Uit een vonnis van de Nederlandstalige Rechtbank van Eerste Aanleg Brussel van 27 november 2023 kan worden geconcludeerd dat Eternit een opzettelijke fout beging bij het ontplooien van haar activiteiten, wat een blootstelling aan de schadelijke gevolgen van asbest impliceerde. De rechtbank haalt in haar vonnis aan dat er binnen de wetenschappelijke wereld reeds medio de jaren 1960 consensus bestond over de gezondheidsgevaren van asbest en dat Eternit dus niet kan beweren dat zij hiervan niet op de hoogte was, wat het al die tijd volhield tot 1997.
Relatie tussen fout en schade
Decretale vergoedingsplichten an sich zijn niet nieuw. Zo rusten er dergelijke plichten ten aanzien van netbeheerders wanneer ze schade veroorzaken, ten aanzien van vergunningverleners als ze afgeleverde vergunningen in moeten trekken of ten aanzien van lokale besturen wanneer ze gronden onbebouwbaar verklaren. Het vonnis van 2023 is echter cruciaal om een relatie tussen fout en schade aan te tonen, wat nodig is voor de invoering van de decretale vergoedingsplicht. Pieters verwijst in zijn conceptnota ook naar de bestuurders van de ondernemingen, die “verantwoordelijk zijn erop toe te zien dat de milieuzorgplicht van de onderneming wordt gerespecteerd”.

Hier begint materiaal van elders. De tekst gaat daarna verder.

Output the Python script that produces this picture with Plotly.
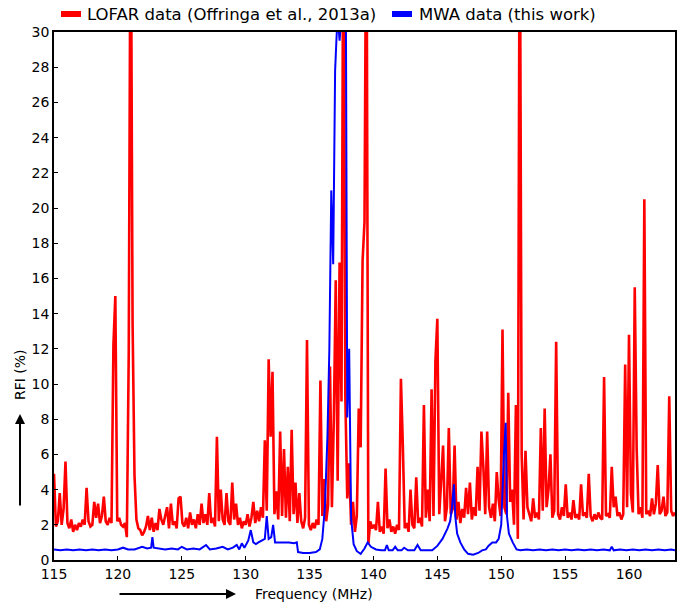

Pieters denkt steun te vinden voor het initiatief, maar roept tegelijk bevoegd minister Brouns op de opgestarte procedure tegen Eternit niet blauwblauw te laten. “In tussentijd is het aangewezen dat de bevoegde minister de opgeschorte onderhandelingen met asbestproducenten ten volle reactiveert met het oog op een bijkomende bijdrage voor de kosten van het asbestafbouwbeleid. Een driemaandelijkse voortgangsrapportage aan de bevoegde commissie van het Vlaams Parlement lijkt hierbij raadzaam, desgewenst in besloten zitting indien nodig”, klinkt het in de conceptnota.
Diepgaande expertise
Voor die verdere procedure heeft de OVAM alvast in een schriftelijk antwoord aan Pieters laten weten een juridisch team in stelling te hebben die ‘al een diepgaande expertise in het dossier hebben opgebouwd’. Het gaat om het juridisch team dat onder toenmalig Vlaams minister van Omgeving Zuhal Demir werd samengesteld. De OVAM blijft beroep doen op hetzelfde team. “Wanneer er nood zou zijn aan bijkomende juridische ondersteuning omdat er zich wendingen in het dossier voordoen waardoor bijkomende ervaring en expertise noodzakelijk is, zal de OVAM op dat moment bekijken of er nog andere juridische dienstverleners dienen aangesteld te worden”, klinkt het bij de OVAM.
Op dinsdag 18 maart zullen niet alleen experten, maar ook asbestproducenten Eternit/Etex en SVK voor tekst en uitleg verwacht worden in de Commissie voor Leefmilieu voor een hoorzitting.